Dzhokhar Tsarnaev, the Boston Marathon bomber, filed a $250,000 lawsuit against the Federal Correctional Complex Florence over his treatment at the Colorado jail facility where he is serving a life sentence, The Associated Press reported Friday.

Tsarnaev accused jail guards of confiscating his bandana and white baseball cap that he bought at the prison commissary and for limiting him to only three showers a week, the Boston Herald reported.

In his handwritten complaint, Tsarnaev said the confiscation of his personal belonging was "unreasonable and discriminatory" and that it caused him a great deal of "mental anxiety."

Tsarnaev is representing himself in the lawsuit.

Tsarnaev claims that prison guards confiscated his baseball hat and bandana because, by wearing it, "I was 'disrespecting' the FBI and the victims" of the bombing, he wrote in the complaint.

"There's no sign or indication that this abuse will stop in the next six months without the court's intervention," Tsarnaev wrote.

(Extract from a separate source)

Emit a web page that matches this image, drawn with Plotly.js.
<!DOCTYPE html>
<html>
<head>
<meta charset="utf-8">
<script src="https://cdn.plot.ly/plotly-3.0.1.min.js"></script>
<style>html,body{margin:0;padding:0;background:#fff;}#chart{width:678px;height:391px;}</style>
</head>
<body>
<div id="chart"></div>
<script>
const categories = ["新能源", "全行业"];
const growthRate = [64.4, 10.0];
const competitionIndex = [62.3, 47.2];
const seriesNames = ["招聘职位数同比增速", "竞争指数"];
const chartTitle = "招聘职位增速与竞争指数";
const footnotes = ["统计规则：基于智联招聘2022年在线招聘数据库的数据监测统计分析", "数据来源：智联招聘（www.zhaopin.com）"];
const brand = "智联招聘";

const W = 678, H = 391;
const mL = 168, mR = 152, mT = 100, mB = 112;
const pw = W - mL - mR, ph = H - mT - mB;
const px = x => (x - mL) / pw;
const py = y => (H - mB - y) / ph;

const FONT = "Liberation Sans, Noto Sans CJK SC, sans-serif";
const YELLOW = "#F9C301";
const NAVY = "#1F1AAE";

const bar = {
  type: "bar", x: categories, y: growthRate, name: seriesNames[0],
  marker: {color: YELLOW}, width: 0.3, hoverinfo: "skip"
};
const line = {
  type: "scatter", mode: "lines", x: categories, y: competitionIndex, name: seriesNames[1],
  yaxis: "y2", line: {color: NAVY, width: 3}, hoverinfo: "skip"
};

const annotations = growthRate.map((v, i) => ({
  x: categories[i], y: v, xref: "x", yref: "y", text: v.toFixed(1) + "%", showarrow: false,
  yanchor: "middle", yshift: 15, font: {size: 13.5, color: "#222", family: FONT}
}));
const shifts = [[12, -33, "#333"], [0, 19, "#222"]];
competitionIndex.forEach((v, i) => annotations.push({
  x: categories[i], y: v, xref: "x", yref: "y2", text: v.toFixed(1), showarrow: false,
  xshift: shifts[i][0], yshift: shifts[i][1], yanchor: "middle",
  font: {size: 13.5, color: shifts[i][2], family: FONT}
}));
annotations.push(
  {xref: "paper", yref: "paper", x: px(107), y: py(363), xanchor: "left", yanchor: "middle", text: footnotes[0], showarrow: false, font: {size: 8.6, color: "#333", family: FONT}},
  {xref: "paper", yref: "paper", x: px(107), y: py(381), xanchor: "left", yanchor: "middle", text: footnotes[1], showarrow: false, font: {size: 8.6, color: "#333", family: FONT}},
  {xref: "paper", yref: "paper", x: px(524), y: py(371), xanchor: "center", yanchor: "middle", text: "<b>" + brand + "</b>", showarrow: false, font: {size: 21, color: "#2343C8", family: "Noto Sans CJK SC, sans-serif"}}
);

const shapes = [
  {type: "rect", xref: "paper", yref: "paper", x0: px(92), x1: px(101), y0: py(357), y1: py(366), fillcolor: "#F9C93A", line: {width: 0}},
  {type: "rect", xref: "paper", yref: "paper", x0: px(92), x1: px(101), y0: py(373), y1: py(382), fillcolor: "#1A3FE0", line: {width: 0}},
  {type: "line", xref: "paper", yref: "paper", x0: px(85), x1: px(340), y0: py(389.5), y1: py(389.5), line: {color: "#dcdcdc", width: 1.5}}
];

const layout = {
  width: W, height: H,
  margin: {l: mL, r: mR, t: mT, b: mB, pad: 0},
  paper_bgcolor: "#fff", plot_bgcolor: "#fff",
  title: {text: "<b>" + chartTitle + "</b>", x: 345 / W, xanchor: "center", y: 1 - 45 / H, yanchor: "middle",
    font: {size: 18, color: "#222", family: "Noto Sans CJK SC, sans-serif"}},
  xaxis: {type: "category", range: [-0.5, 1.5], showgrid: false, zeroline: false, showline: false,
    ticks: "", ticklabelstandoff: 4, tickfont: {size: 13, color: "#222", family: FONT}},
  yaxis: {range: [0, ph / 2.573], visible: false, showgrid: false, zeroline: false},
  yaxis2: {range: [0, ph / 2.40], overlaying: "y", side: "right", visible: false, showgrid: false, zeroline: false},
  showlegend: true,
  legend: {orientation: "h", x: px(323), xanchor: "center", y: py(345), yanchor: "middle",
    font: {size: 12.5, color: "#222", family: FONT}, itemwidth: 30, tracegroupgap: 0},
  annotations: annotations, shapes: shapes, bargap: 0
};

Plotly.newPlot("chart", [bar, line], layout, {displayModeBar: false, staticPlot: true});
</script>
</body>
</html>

Before authorities identified Tsarnaev on surveillance video, he was referred to as the main suspect seen donning a "white hat" while walking away from the blast, reports said.

The baseball hat was evidence during his death-penalty sentencing, but a court struck down the capital punishment in the summer, according to reports.

A judge said Wednesday the filing was "deficient" because it lacked a certified copy of "prisoner's trust fund statement" and a $402 filing fee.

Three people were killed and more than 260 were injured when two pressure cooker bombs were detonated near the marathon's finish line April 15, 2013.

Tamerlan Tsarnaev, Tsarnaev's older brother, was killed by police three days later.

Officers from the Federal Bureau of Prisons didn't immediately respond to a request for comment, Thursday.